If you feel safe telling him, you can tell him he gets help or you are leaving, etc. If you don't feel safe telling him, get someplace safe and call him, leave him a note, etc.

Your safety at this point is my main concern.

Also, is there added stress in his life, etc. that has led him to drinking agian, or has he just been hiding it from you?

If you really think it is hopeless, maybe it is, and maybe its time to get out.

write us back. or you can email me directly if you care to.

also, what the hell is he looking at your posts for?



By DameTartine On 04/06/04  

(hugs) I'm sorry to see that you have to use the alias again. It was a name I wasn't looking forward to seeing again :-/
Al-Anon could be a good start. From what you tell us, your husband has a drinking problem. I'm not familiar with the 12-steps programs, but I know they can organize interventions, which might help him in terms of realizing what he's doing to himself and to you.

What about his family and friends? Are you alone in this? Could you bring them in?

You can e-mail me if you want to talk. And please do keep us posted.

Good lucks and good vibes to you.



By deleria On 04/06/04  

if he is hiding things from you, he at least subconsciously knows that he has a problem.

i don't have any experience with this sort of thing, but i don't think you can make him stop drinking. he has to want to. whether or not you can make him see the light is a different story.



By Trilobite On 04/06/04  

You describe him as making you miserable, making you look crazy, and behaving obnoxiously.

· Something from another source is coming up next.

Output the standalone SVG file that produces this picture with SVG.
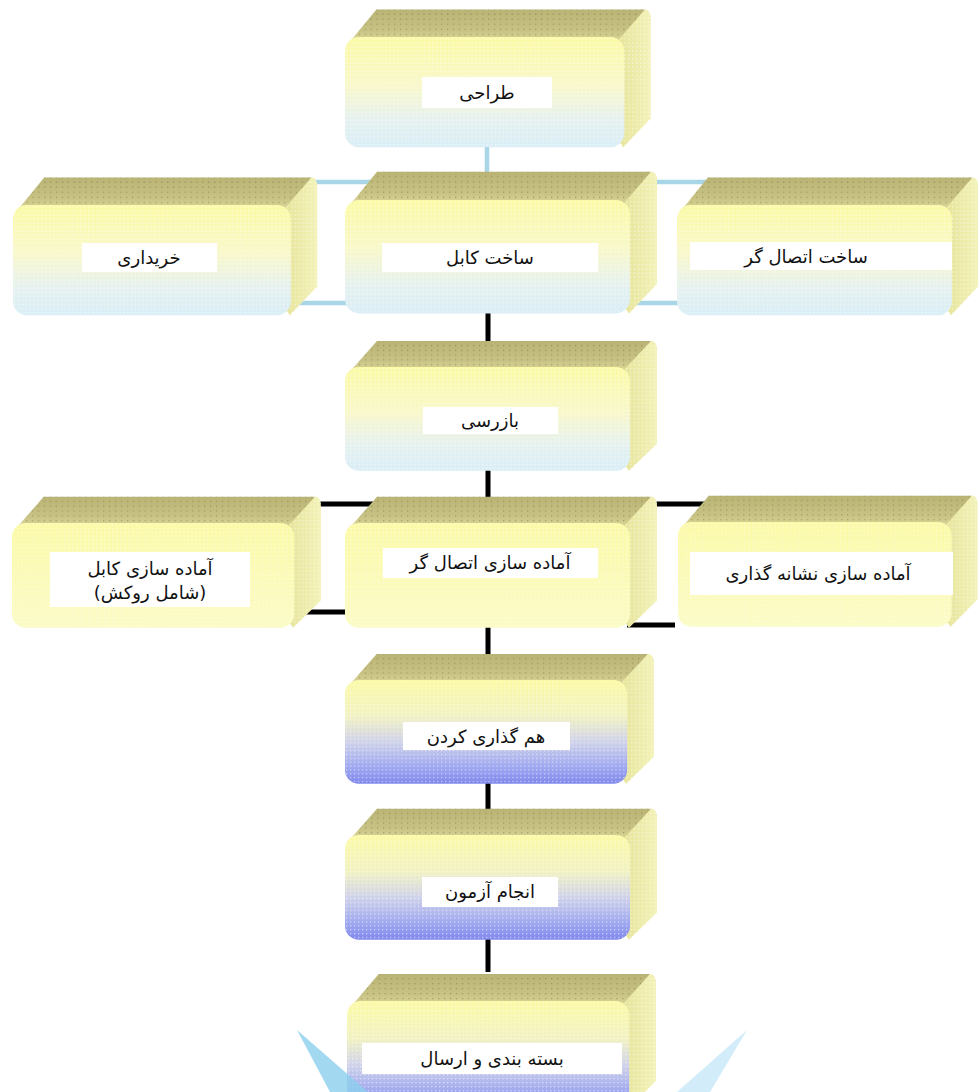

I'd like to ask why you're still with him. You don't have to answer here, but I think you do need to answer that for yourself.



By advil On 04/06/04  

I'm really sorry for you. I would also go with Trioblite: you don't own him anything, and he's not good for you since he makes you feel bad about yourself. I know it's easier to say than do, that you have been together for long years, but this really doesn't sound like something through which you would want to live any more time, no? Things can be much nicer and easier.



By Chelsea Belle On 04/06/04  

It does sound like he's got a problem. And his hiding things is one manifestation of that. I'd definitely suggest counseling if he's open to it. If not, it sounds like you've got one option: leave.

Be strong, be brave.



By denimqueen On 04/07/04  

All the advice here is really great. Take it to heart and really think about your options. I wish you good luck and hope everything works out for the best for you.



By knittykat On 04/07/04  

I would definitely say he is an alcoholic. Drinking to the point of passing out, hiding alcoholic beverages, and forgetting basic life things like cleaning up or locking the doors are all big signs of a problem.

He is also in denial. Saying that he's tried or that he needs it or that he's stressed or whatever is making excuses for him.

Of course this is easy for me to say since it's not my husband, but I would say if he refuses to get help that you get out of the relationship. Unchecked alcoholism does not get better it gets worse. He is not beating you now but what about in the future?

Is there somewhere you can go like your mother's or a sister's or something? I would say pack a suitcase and leave for a week. Tell him at the end of that week you will talk and he is going to have to get help or you are leaving for good. Even if he won't get counselling you need it--talk to your church or local health board.

Hugs,
Kat



By brdgt On 04/07/04  

Everyone is giving really good advice here.

The main points here are that he will not change unless he wants to - you cannot persuade him to change. It may work for a little while and he'll put up a good effort - but unless he really has decided for himself, it will not change.

Also, you shouldn't feel bad for a) not complaining before b) not being perfect yourself - if you have decided that this is an issue, then you should do something about it - and the only thing you can do is with yourself (ie: move out, separate, etc.) You really need to put yourself first here because it is obviously an issue.

You may not be able to affect change in him - but you can make some positive changes in your life.